Grunker said:
I am very stupid, and utterly impatient, which led me to never finish any adventure games at all, though I've always wanted to finish The Longest Journey and Monkey Island.
This doesn't make you stupid. I am impatint too sometimes, and the feeling of being stuck can really get to me sometimes.
Grunker said:
When the internet came, I was able to go past the puzzles my own idiocy made me fail at, and thus gained an increasing love for the genre. I love the genre so much for it's storytelling and simplicity of gameplay coupled with the complexity of it's content.
I would never have been able to garner this love, unless the internet provided me with abilities to help my idiocy and impatientness.
So, if the your arguments are true, the implementation of the hint-system should make as many fans as it scares people away because they never get the satisfaction of solving frustrating puzzles.
In the end, I only use solution for very, very few puzzles, and only those I think I wouldn't get much enjoyment from solving myself.
There are two issues here. Puzzle patience and difficulty. First I will try to convince you that trying to be patent is worth it. If you sit down to play an adventure game with a walkthrough, you can easily be done in 2 hours for most games. So, if you are impatient, you will mostly be annoyed at taking a whole month to solve one of these games.

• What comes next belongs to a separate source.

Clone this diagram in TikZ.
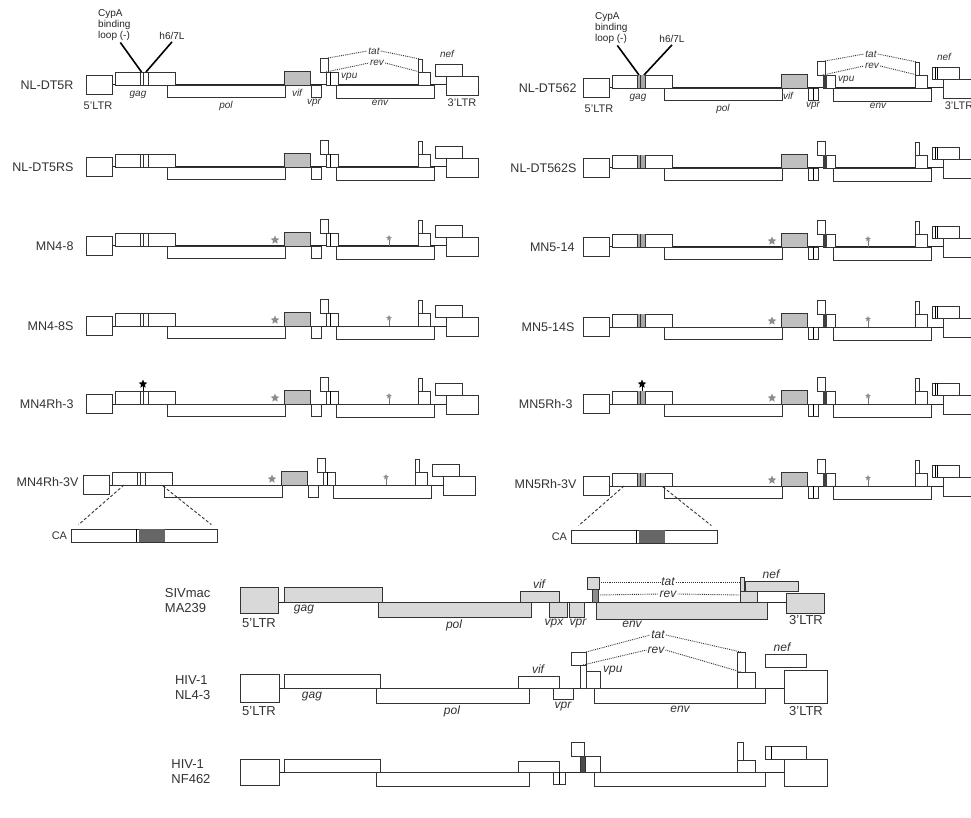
\documentclass[tikz,border=0pt]{standalone}
\usepackage{fontspec}
\setmainfont{Liberation Sans}
\usetikzlibrary{shapes.geometric, positioning}

% genome map of the upper panels: origin at the 5'LTR, baseline at y=0
% #1 = 0 for the NL4-3 type, 1 for the NL-DT562 type
\newcommand\hivmap[1]{%
  \draw[backbone] (26,0) -- (360,0);
  \draw[orf] (0,-10) rectangle (26,9);
  \draw[orf] (29,-13) rectangle (89,0);
  \ifnum#1=1 \fill[black!35] (55,-13) rectangle (62,0); \fi
  \draw[thin, black!80] (54,-13) -- (54,0) (57,-13) -- (57,0) (62,-13) -- (62,0);
  \draw[orf] (81,0) rectangle (199,12);
  \draw[orfgray] (198,-14) rectangle (224,0);
  \draw[orf] (225,0) rectangle (235,12);
  \ifnum#1=1 \draw[thin] (230,0) -- (230,12); \fi
  \draw[orf] (234,-27) rectangle (242,-13);
  \draw[orf] (240,-13) rectangle (252,0);
  \ifnum#1=1 \fill[black!75] (240,-13) rectangle (243.5,0); \else \draw[thin] (244,-13) -- (244,0); \fi
  \draw[orf] (250,0) rectangle (348,13);
  \draw[orf] (332,-26) rectangle (336,-13);
  \draw[orf] (332,-13) rectangle (344,0);
  \draw[orf] (349,-21) rectangle (376,-9);
  \ifnum#1=1 \draw[thin] (352,-21) -- (352,-9) (354.5,-21) -- (354.5,-9); \fi
  \draw[orf] (360,-9) rectangle (392,10);
}
% adaptive changes in pol and env
\newcommand\adaptmarks[1]{%
  \node[gstar] (polmark) at (189,-6) {};
  \draw[black!55, line width=0.8pt] (#1,-6) -- (#1,0);
  \node[gstar, minimum size=6pt] (envmark) at (#1,-8) {};
}
% CypA binding loop change
\newcommand\loopmark[1]{%
  \draw[black, line width=1pt] (#1,-13) -- (#1,-18);
  \node[bstar] (loopstar) at (#1,-20) {};
}
% capsid blow-up under the gag box
\newcommand\capsid{%
  \node[cabox] (cabox) at (61,50.5) {};
  \fill[black!60] (56,44) rectangle (82,57);
  \draw[thin] (53,44) -- (53,57);
  \node[rowname, font=\fontsize{11}{13}\selectfont] (calbl) at (cabox.west) {CA};
  \coordinate (caleft) at (41,0);
  \coordinate (caright) at (80,1);
  \draw[zoomline] (caleft) -- ([shift={(8,-4)}]cabox.north west);
  \draw[zoomline] (caright) -- ([shift={(-6,-4)}]cabox.north east);
}

\begin{document}
\begin{tikzpicture}[x=1pt, y=-1pt,
  backbone/.style={draw=black!85, line width=1pt},
  orf/.style={draw=black!80, line width=0.9pt, fill=white},
  orfgray/.style={orf, fill=black!25},
  sivorf/.style={orf, fill=black!15},
  cabox/.style={draw=black!80, line width=0.8pt, minimum width=146pt, minimum height=13pt, inner sep=0pt},
  rowname/.style={anchor=east, font=\fontsize{12.5}{14}\selectfont, text=black!80},
  bigname/.style={anchor=east, align=left, font=\fontsize{13}{15}\selectfont, text=black!80},
  gene/.style={font=\fontsize{10}{12}\selectfont\itshape, text=black!80, inner sep=1pt},
  ltr/.style={font=\fontsize{11}{13}\selectfont, text=black!80, inner sep=1pt},
  biggene/.style={font=\fontsize{12}{14}\selectfont\itshape, text=black!80, inner sep=1pt},
  bigltr/.style={font=\fontsize{13}{15}\selectfont, text=black!80, inner sep=1pt},
  note/.style={font=\fontsize{10}{11}\selectfont, text=black!85, inner sep=0pt},
  splice/.style={densely dotted, line width=0.9pt, draw=black!80},
  zoomline/.style={densely dashed, line width=0.9pt, draw=black!80},
  pointer/.style={line width=1.6pt, draw=black},
  gstar/.style={star, star points=5, star point ratio=2.2, fill=black!45, minimum size=9pt, inner sep=0pt},
  bstar/.style={star, star points=5, star point ratio=2.2, fill=black, minimum size=9pt, inner sep=0pt}]

  \fill[white] (0,0) rectangle (971,818);
  \clip (0,0) rectangle (971,818);

  % ---- left column ----
  \begin{scope}[shift={(86,85)}]
    \hivmap{0}
    \node[rowname] (nldtfiver) at (-9,0) {NL-DT5R};
    \node[note, align=left, anchor=north west] (cypa) at (12,-76) {CypA\\binding\\loop (-)};
    \node[note] (helix) at (86,-49) {h6/7L};
    \draw[pointer] ([xshift=6pt,yshift=-2pt]cypa.south) -- (55.5,-13);
    \draw[pointer] ([yshift=-2pt]helix.south) -- (60,-13);
    \node[ltr] (fltr) at (12,21) {5'LTR};
    \node[gene] (gag) at (52,10) {gag};
    \node[gene] (pol) at (140,21) {pol};
    \node[gene] (vif) at (211,8) {vif};
    \node[gene] (vpr) at (228,18) {vpr};
    \node[gene] (env) at (294,18) {env};
    \node[ltr] (tltr) at (376,18) {3'LTR};
    \node[gene, anchor=west] (vpu) at (254,-8) {vpu};
    \node[gene] (tat) at (288,-34) {tat};
    \node[gene] (rev) at (291,-22) {rev};
    \node[gene] (nef) at (361,-31) {nef};
    \draw[splice] (242,-27) -- (tat.west);
    \draw[splice] (tat.east) -- (334,-26);
    \draw[splice] (240,-13) -- (rev.west);
    \draw[splice] (rev.east) -- (334,-13);
  \end{scope}

  \begin{scope}[shift={(86,167)}]
    \hivmap{0}
    \node[rowname] (nldtfivers) at (-9,0) {NL-DT5RS};
  \end{scope}

  \begin{scope}[shift={(86,246)}]
    \hivmap{0}
    \adaptmarks{303}
    \node[rowname] (mnfoureight) at (-9,0) {MN4-8};
  \end{scope}

  \begin{scope}[shift={(86,326)}]
    \hivmap{0}
    \adaptmarks{303}
    \node[rowname] (mnfoureights) at (-9,0) {MN4-8S};
  \end{scope}

  \begin{scope}[shift={(86,404)}]
    \hivmap{0}
    \adaptmarks{303}
    \loopmark{57}
    \node[rowname] (mnfourrh) at (-9,0) {MN4Rh-3};
  \end{scope}

  \begin{scope}[shift={(83,485)}]
    \hivmap{0}
    \adaptmarks{303}
    \capsid
    \node[rowname] (mnfourrhv) at (-1,-3) {MN4Rh-3V};
  \end{scope}

  % ---- right column ----
  \begin{scope}[shift={(583,88)}]
    \hivmap{1}
    \node[rowname] (nldtfsix) at (-3,0) {NL-DT562};
    \node[note, align=left, anchor=north west] (cypb) at (12,-76) {CypA\\binding\\loop (-)};
    \node[note] (helixb) at (89,-49) {h6/7L};
    \draw[pointer] ([xshift=6pt,yshift=-2pt]cypb.south) -- (56,-13);
    \draw[pointer] ([yshift=-2pt]helixb.south) -- (61,-13);
    \node[ltr] (fltrb) at (16,21) {5'LTR};
    \node[gene] (gagb) at (55,10) {gag};
    \node[gene] (polb) at (140,21) {pol};
    \node[gene] (vifb) at (205,8) {vif};
    \node[gene] (vprb) at (230,18) {vpr};
    \node[gene] (envb) at (295,18) {env};
    \node[ltr] (tltrb) at (376,18) {3'LTR};
    \node[gene, anchor=west] (vpub) at (254,-8) {vpu};
    \node[gene] (tatb) at (288,-34) {tat};
    \node[gene] (revb) at (289,-22) {rev};
    \node[gene] (nefb) at (361,-31) {nef};
    \draw[splice] (242,-27) -- (tatb.west);
    \draw[splice] (tatb.east) -- (334,-26);
    \draw[splice] (240,-13) -- (revb.west);
    \draw[splice] (revb.east) -- (334,-13);
  \end{scope}

  \begin{scope}[shift={(583,168)}]
    \hivmap{1}
    \node[rowname] (nldtfsixs) at (-3,0) {NL-DT562S};
  \end{scope}

  \begin{scope}[shift={(583,247)}]
    \hivmap{1}
    \adaptmarks{285}
    \node[rowname] (mnfivefourteen) at (-5,0) {MN5-14};
  \end{scope}

  \begin{scope}[shift={(583,327)}]
    \hivmap{1}
    \adaptmarks{285}
    \node[rowname] (mnfivefourteens) at (-5,0) {MN5-14S};
  \end{scope}

  \begin{scope}[shift={(583,404)}]
    \hivmap{1}
    \adaptmarks{285}
    \loopmark{59}
    \node[rowname] (mnfiverh) at (-7,0) {MN5Rh-3};
  \end{scope}

  \begin{scope}[shift={(583,486)}]
    \hivmap{1}
    \adaptmarks{285}
    \capsid
    \node[rowname] (mnfiverhv) at (-3,-2) {MN5Rh-3V};
  \end{scope}

  % ---- SIVmac MA239 ----
  \begin{scope}[shift={(240,602)}]
    \draw[backbone] (38,0) -- (546,0);
    \draw[sivorf] (0,-15) rectangle (38,11);
    \draw[sivorf] (44,-15) rectangle (142,0);
    \draw[sivorf] (138,0) rectangle (291,15);
    \draw[sivorf] (280,-11) rectangle (319,0);
    \draw[sivorf] (309,0) rectangle (327,15);
    \draw[sivorf] (329,0) rectangle (344,15);
    \draw[sivorf] (347,-25) rectangle (359,-13);
    \draw[sivorf, fill=black!45] (352,-13) rectangle (358,0);
    \draw[sivorf] (356,0) rectangle (527,17);
    \draw[sivorf] (500,-25) rectangle (504,-11);
    \draw[sivorf] (500,-11) rectangle (517,0);
    \draw[sivorf] (505,-21) rectangle (558,-11);
    \draw[sivorf] (546,-9) rectangle (584,11);
    \node[bigname] (sivname) at (-26,-1) {SIVmac\\MA239};
    \node[bigltr, anchor=north] (sfltr) at (19,15) {5'LTR};
    \node[biggene, anchor=north] (sgag) at (64,2) {gag};
    \node[biggene, anchor=north] (spol) at (214,17) {pol};
    \node[biggene, anchor=north] (svpx) at (314,16) {vpx};
    \node[biggene, anchor=north] (svpr) at (338,16) {vpr};
    \node[biggene, anchor=north] (senv) at (392,18) {env};
    \node[bigltr, anchor=north] (stltr) at (566,12) {3'LTR};
    \node[biggene, anchor=south] (svif) at (299,-12) {vif};
    \node[biggene, anchor=south] (snef) at (531,-22) {nef};
    \node[biggene] (stat) at (428,-20) {tat};
    \node[biggene] (srev) at (428,-8) {rev};
    \draw[splice] (359,-20) -- (stat.west);
    \draw[splice] (stat.east) -- (500,-20);
    \draw[splice] (358,-7) -- (srev.west);
    \draw[splice] (srev.east) -- (500,-7);
  \end{scope}

  % ---- HIV-1 NL4-3 ----
  \begin{scope}[shift={(240,688)}]
    \draw[backbone] (39,0) -- (544,0);
    \draw[orf] (0,-14) rectangle (39,14);
    \draw[orf] (44,-14) rectangle (140,0);
    \draw[orf] (136,0) rectangle (289,15);
    \draw[orf] (278,-12) rectangle (319,0);
    \draw[orf] (313,0) rectangle (333,11);
    \draw[orf] (331,-36) rectangle (346,-23);
    \draw[orf] (340,-23) rectangle (346,0);
    \draw[orf] (346,-17) rectangle (360,0);
    \draw[orf] (354,0) rectangle (525,15);
    \draw[orf] (497,-36) rectangle (505,-16);
    \draw[orf] (497,-16) rectangle (515,0);
    \draw[orf] (525,-34) rectangle (566,-21);
    \draw[orf] (544,-18) rectangle (587,15);
    \node[bigname] (nlname) at (-26,0) {HIV-1\\NL4-3};
    \node[bigltr, anchor=north] (nfltr) at (19,17) {5'LTR};
    \node[biggene, anchor=north] (ngag) at (72,3) {gag};
    \node[biggene, anchor=north] (npol) at (212,17) {pol};
    \node[biggene, anchor=north] (nvpr) at (323,13) {vpr};
    \node[biggene, anchor=north] (nenv) at (440,17) {env};
    \node[bigltr, anchor=north] (ntltr) at (566,17) {3'LTR};
    \node[biggene, anchor=south] (nvif) at (298,-13) {vif};
    \node[biggene, anchor=west] (nvpu) at (362,-17) {vpu};
    \node[biggene, anchor=south] (nnef) at (542,-35) {nef};
    \node[biggene] (ntat) at (418,-53) {tat};
    \node[biggene] (nrev) at (416,-38) {rev};
    \draw[splice] (346,-36) -- (ntat.west);
    \draw[splice] (ntat.east) -- (501,-36);
    \draw[splice] (343,-23) -- (nrev.west);
    \draw[splice] (nrev.east) -- (501,-16);
  \end{scope}

  % ---- HIV-1 NF462 ----
  \begin{scope}[shift={(240,772)}]
    \draw[backbone] (39,0) -- (544,0);
    \draw[orf] (0,-13) rectangle (39,13);
    \draw[orf] (44,-13) rectangle (140,0);
    \draw[orf] (136,0) rectangle (289,14);
    \draw[orf] (278,-11) rectangle (319,0);
    \draw[orf] (313,0) rectangle (325,12);
    \draw[thin] (319,0) -- (319,12);
    \draw[orf] (331,-30) rectangle (344,-16);
    \draw[orf, fill=black!70] (340,-16) rectangle (345,0);
    \draw[orf] (345,-16) rectangle (360,0);
    \draw[orf] (354,0) rectangle (525,14);
    \draw[orf] (497,-30) rectangle (503,-12);
    \draw[orf] (497,-12) rectangle (515,0);
    \draw[orf] (525,-26) rectangle (566,-13);
    \draw[thin] (531,-26) -- (531,-13);
    \draw[orf] (544,-13) rectangle (587,14);
    \node[bigname] (nfname) at (-26,0) {HIV-1\\NF462};
  \end{scope}
\end{tikzpicture}
\end{document}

However, I think that if we take our time to be patient, play, say, 30 minutes every day for a month, taking notes and trying to understand the game, and talk with other people near the spot we are in the game, exchanging ideas, the experience will be far better! Of course, I haven't done the last part in some time, but even taking the community aspect out of the above plan still makes for a nice way to play them adventures. But it will only work if the games pose an interesting challenge.
Now, you may say, the new MI didn't take away the challenge, merely provided an easy way to circumvent it. However, this is a sign of moving away from the core of adv. games. This core is that of an interesting story entwined to interesting puzzles. Adventure games may have very interesting stories, but if it doesn't have interesting puzzles, or if the puzzles aren't thoroughly entwined with the story, (many old adventures are guilty of this), then the game would have probably been better as a movie, or carton, not a game.
Now, about difficulty, I am not advocating that all adventures should be as cryptic as the author can write them. First, writing a good hard puzzle involves giving hints of the logic behind this to the player in subtle ways. If you just put a puzzle that the only way to solve it trying every possible move, it may well be hard to solve, but it is also cheap as hell, an not fun. Second, the difficulty here has to be defined by the target public of the game. A children's game should obviously be easier than one aimed at adults. But both should try to be hard given their public.